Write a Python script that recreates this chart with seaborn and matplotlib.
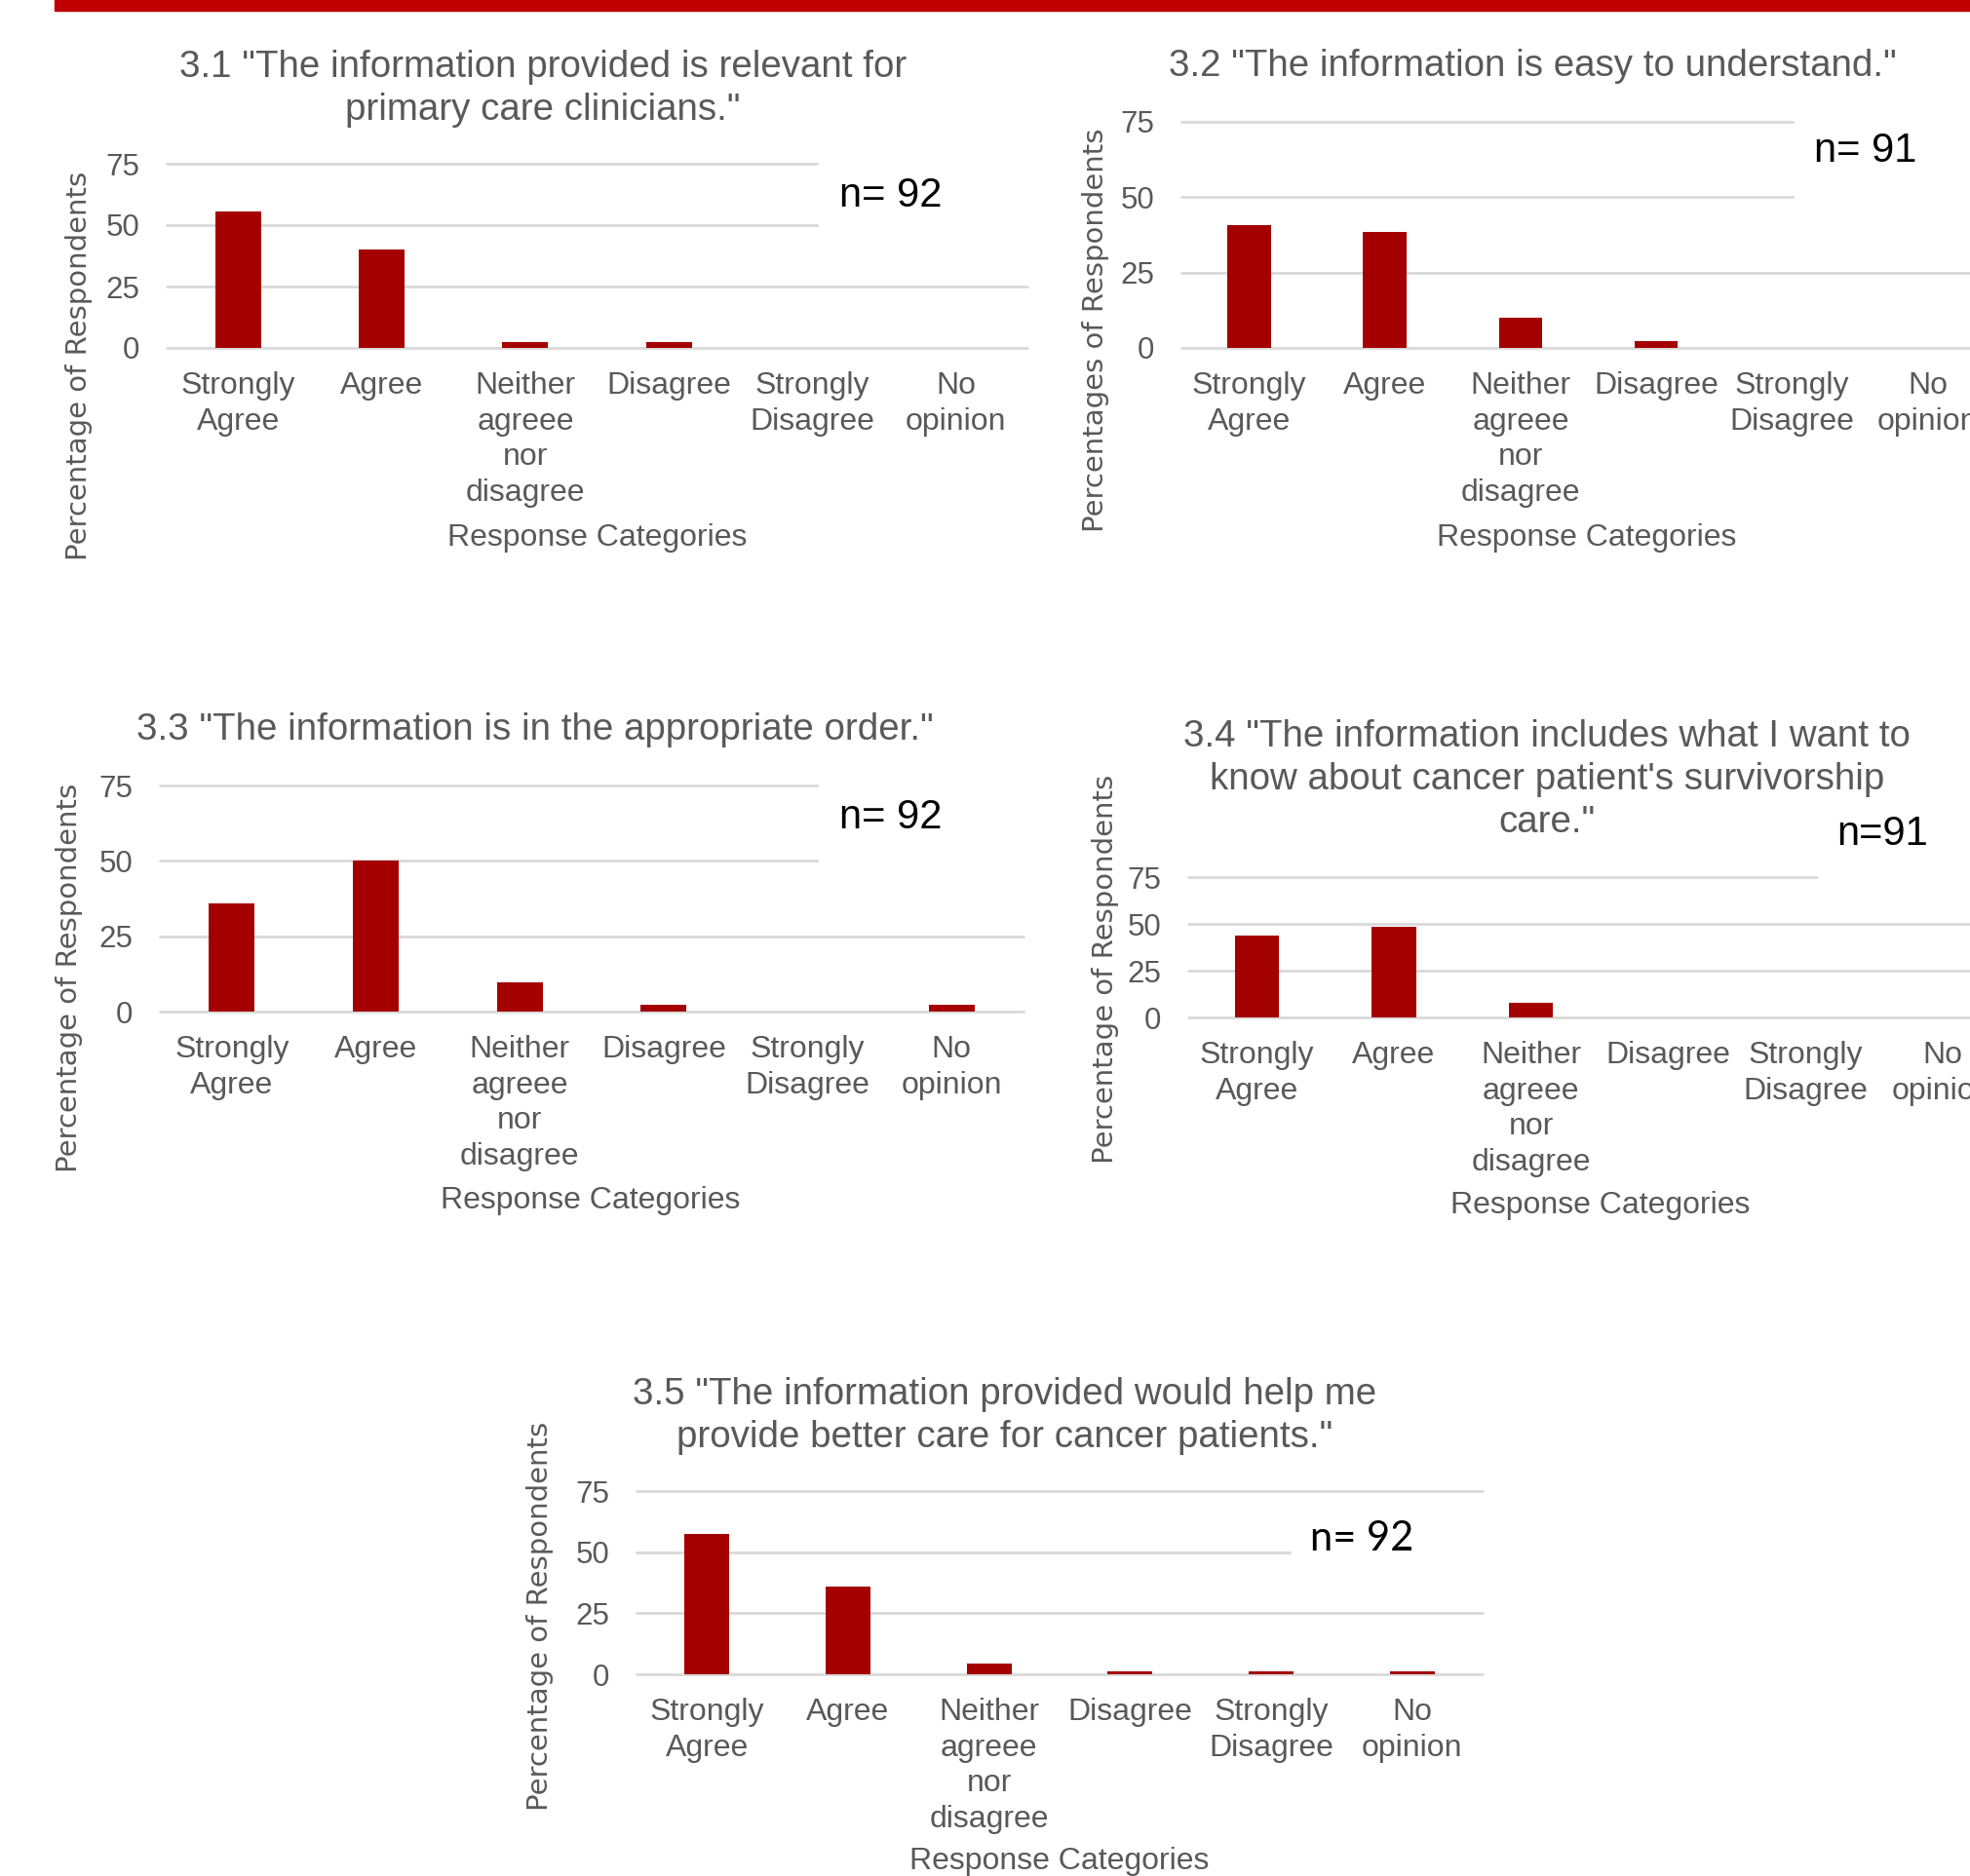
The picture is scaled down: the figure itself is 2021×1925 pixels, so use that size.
import matplotlib
matplotlib.use("Agg")
import matplotlib.pyplot as plt
from matplotlib.patches import Rectangle
import pandas as pd
import seaborn as sns

# Figure size in pixels (dpi 100)
W, H = 2021, 1925

# ---- data ----
categories = ["Strongly\nAgree", "Agree", "Neither\nagreee\nnor\ndisagree",
              "Disagree", "Strongly\nDisagree", "No\nopinion"]

q31_pct = [55.4, 40.2, 2.2, 2.2, 0.0, 0.0]
q32_pct = [40.7, 38.5, 9.9, 2.2, 0.0, 0.0]
q33_pct = [35.9, 50.0, 9.8, 2.2, 0.0, 2.2]
q34_pct = [44.0, 48.4, 7.7, 0.0, 0.0, 0.0]
q35_pct = [57.6, 35.9, 4.3, 1.1, 1.1, 1.1]

titles = [
    '3.1 "The information provided is relevant for\nprimary care clinicians."',
    '3.2 "The information is easy to understand."',
    '3.3 "The information is in the appropriate order."',
    '3.4 "The information includes what I want to\nknow about cancer patient\'s survivorship\ncare."',
    '3.5 "The information provided would help me\nprovide better care for cancer patients."',
]
n_labels = ["n= 92", "n= 91", "n= 92", "n=91", "n= 92"]
y_labels = ["Percentage of Respondents", "Percentages of Respondents",
            "Percentage of Respondents", "Percentage of Respondents",
            "Percentage of Respondents"]
x_label = "Response Categories"
y_ticks = [0, 25, 50, 75]

series = [q31_pct, q32_pct, q33_pct, q34_pct, q35_pct]

# ---- layout (pixel positions in the full image) ----
# ax: left, top, right, bottom ; box: x0 (axes frac), y0, y1 (data) of white patch behind n label
layout = [
    dict(ax=(171, 168, 1054, 357), title=(557, 91), ylab=(81, 375), xlab=(613, 552),
         n=(861, 201), box=(0.758, 27, 80), nfont="Liberation Sans"),
    dict(ax=(1212, 125, 2047, 357), title=(1572, 68), ylab=(1124, 339), xlab=(1628, 552),
         n=(1861, 155), box=(0.753, 30, 80), nfont="Liberation Sans"),
    dict(ax=(164, 806, 1050, 1038), title=(549, 749), ylab=(71, 1003), xlab=(606, 1232),
         n=(861, 839), box=(0.763, 30, 80), nfont="Liberation Sans"),
    dict(ax=(1219, 900, 2063, 1044), title=(1587, 800), ylab=(1134, 994), xlab=(1642, 1237),
         n=(1884, 856), box=(0.765, 60, 85), nfont="Liberation Sans"),
    dict(ax=(653, 1530, 1521, 1718), title=(1031, 1453), ylab=(554, 1658), xlab=(1087, 1910),
         n=(1344, 1579), box=(0.774, 40, 62), nfont="Lato"),
]

BAR = "#A50000"
GRID = "#D9D9D9"
TEXT = "#595959"

sns.set_style("white")
plt.rcParams["font.family"] = ["Liberation Sans", "DejaVu Sans"]

fig = plt.figure(figsize=(W / 100, H / 100), dpi=100)
fig.patch.set_facecolor("white")


def fx(x):
    return x / W


def fy(y):
    return 1 - y / H


# red header strip
fig.patches.append(Rectangle((fx(56), fy(11)), 1 - fx(56), 11 / H,
                             transform=fig.transFigure, color="#C00000", zorder=0))

for values, title, n_lab, ylab, lay in zip(series, titles, n_labels, y_labels, layout):
    l, t, r, b = lay["ax"]
    ax = fig.add_axes([fx(l), fy(b), (r - l) / W, (b - t) / H])
    df = pd.DataFrame({"category": categories, "pct": values})
    sns.barplot(data=df, x="category", y="pct", order=categories, ax=ax,
                color=BAR, saturation=1, width=0.32, linewidth=0, zorder=3)

    ax.set_ylim(0, 75)
    ax.set_xlim(-0.5, len(categories) - 0.5)
    ax.set_yticks(y_ticks)
    ax.set_xlabel("")
    ax.set_ylabel("")
    for s in ax.spines.values():
        s.set_visible(False)
    ax.set_axisbelow(True)
    ax.yaxis.grid(True, color=GRID, linewidth=2)
    for gl in ax.get_ygridlines():
        gl.set_clip_on(False)
    ax.tick_params(axis="y", length=0, pad=20, labelsize=22.5, labelcolor=TEXT)
    ax.tick_params(axis="x", length=0, pad=17.5, labelsize=23, labelcolor=TEXT)
    for lbl in ax.get_xticklabels():
        lbl.set_multialignment("center")
        lbl.set_linespacing(1.28)

    # white patch where the sample size label sits
    x0, y0, y1 = lay["box"]
    ax.axhspan(y0, y1, xmin=x0, xmax=1.05, color="white", zorder=1, clip_on=False)

    tx, ty = lay["title"]
    fig.text(fx(tx), fy(ty), title, ha="center", va="center", fontsize=27.7,
             color=TEXT, multialignment="center", linespacing=1.28)
    yx, yy = lay["ylab"]
    fig.text(fx(yx), fy(yy), ylab, ha="center", va="center", rotation=90,
             fontsize=21, color=TEXT, family="DejaVu Sans")
    xx, xy = lay["xlab"]
    fig.text(fx(xx), fy(xy), x_label, ha="center", va="center", fontsize=23, color=TEXT)
    nx, ny = lay["n"]
    fig.text(fx(nx), fy(ny), n_lab, ha="left", va="center", fontsize=30,
             color="black", family=lay["nfont"], zorder=5)

fig.savefig("out.png", dpi=100)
══════════════════════════════
_WORK TO BE COMPLETED_
Begin at the top of the material above and output each line exactly, stopping after the line that holds "q35_pct = [57.6, 35.9, 4.3, 1.1, 1.1, 1.1]". Leave out pictures.

_ANSWER FOR THIS EXERCISE_
Write a Python script that recreates this chart with seaborn and matplotlib.
The picture is scaled down: the figure itself is 2021×1925 pixels, so use that size.
import matplotlib
matplotlib.use("Agg")
import matplotlib.pyplot as plt
from matplotlib.patches import Rectangle
import pandas as pd
import seaborn as sns

# Figure size in pixels (dpi 100)
W, H = 2021, 1925

# ---- data ----
categories = ["Strongly\nAgree", "Agree", "Neither\nagreee\nnor\ndisagree",
              "Disagree", "Strongly\nDisagree", "No\nopinion"]

q31_pct = [55.4, 40.2, 2.2, 2.2, 0.0, 0.0]
q32_pct = [40.7, 38.5, 9.9, 2.2, 0.0, 0.0]
q33_pct = [35.9, 50.0, 9.8, 2.2, 0.0, 2.2]
q34_pct = [44.0, 48.4, 7.7, 0.0, 0.0, 0.0]
q35_pct = [57.6, 35.9, 4.3, 1.1, 1.1, 1.1]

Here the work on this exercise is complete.